S'il y a bien un domaine dans lequel je ne m'attendais pas à croiser Fedor Mikhaïlovitch Dostoïevski, c'est bien celui de l'absurde et du burlesque ! Là où je suis accoutumée à voir briller Gogol, j'ai donc été surprise de découvrir l'auteur de "Crime et châtiment" et ce n'est sans doute pas un hasard si en lisant cette incroyable (et improbable) histoire de fonctionnaire vivant dans un crocodile, j'ai très souvent songé au "Journal d'un fou" dudit Gogol.
Oui, oui, vous avez bien lu, ce récit nous narre comment un fonctionnaire, Ivan Matveïtch - venu avec sa femme et un ami assouvir sa curiosité au spectacle d'un énorme crocodile (ça change des ours) produit en plein Petersbourg - est dévoré par le saurien et s'installe confortablement dans les entrailles du monstre.

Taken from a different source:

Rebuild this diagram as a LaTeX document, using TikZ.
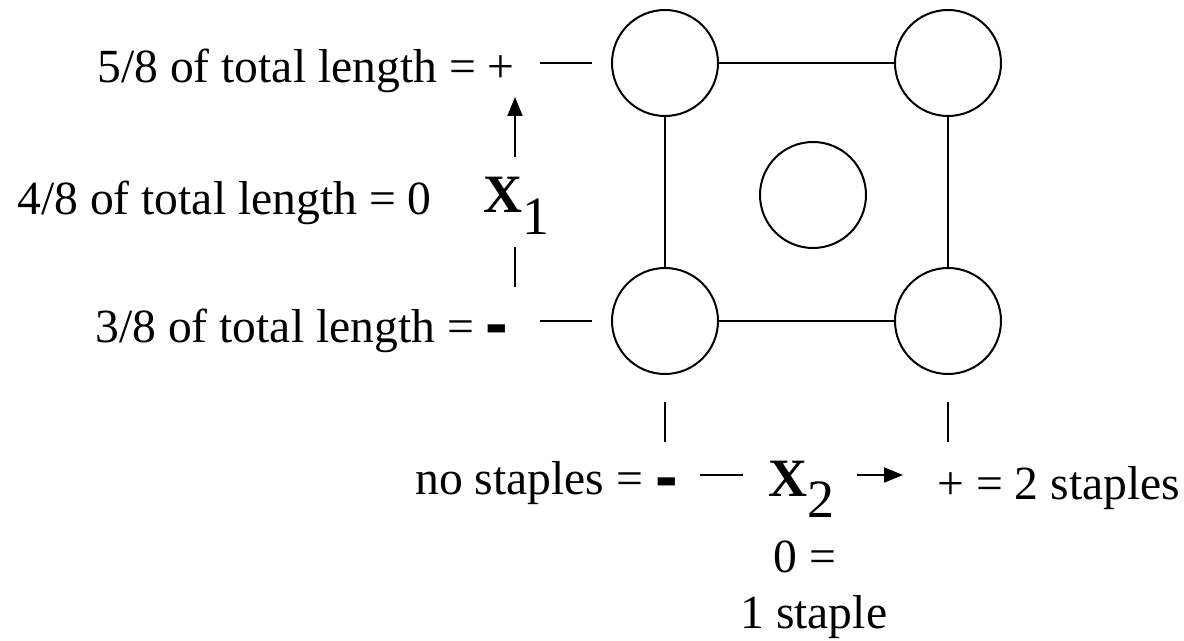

Aux cris de la foule, de sa femme, de l'ami et du propriétaire du crocodile, répond la calme résignation d'Ivan Matveïtch qui voit dans cette circonstance une heureuse opportunité de booster sa carrière, d'une part par le sensationnel de la chose, et d'autre part par l'étude approfondie qu'il peut ainsi mener sur la gent reptilienne.
Vous aurez compris que Dostoïevski se sert de cette farce pour disséquer non pas le crocodile mais la nature humaine, pointant du doigt ses nombreuses contradictions, son ridicule, sa vanité et son égoïsme. Les réactions qui découlent de cette situation atypique ont de quoi surprendre le lecteur et heurter le bon sens. De sa plume exceptionnelle, Dostoïevski brosse notamment un tableau cynique de l'administration et de la vénalité.
Même si ce court récit - resté inachevé - ne manque ni de mordant ni d'originalité, mon intérêt n'y aura pas complètement adhéré.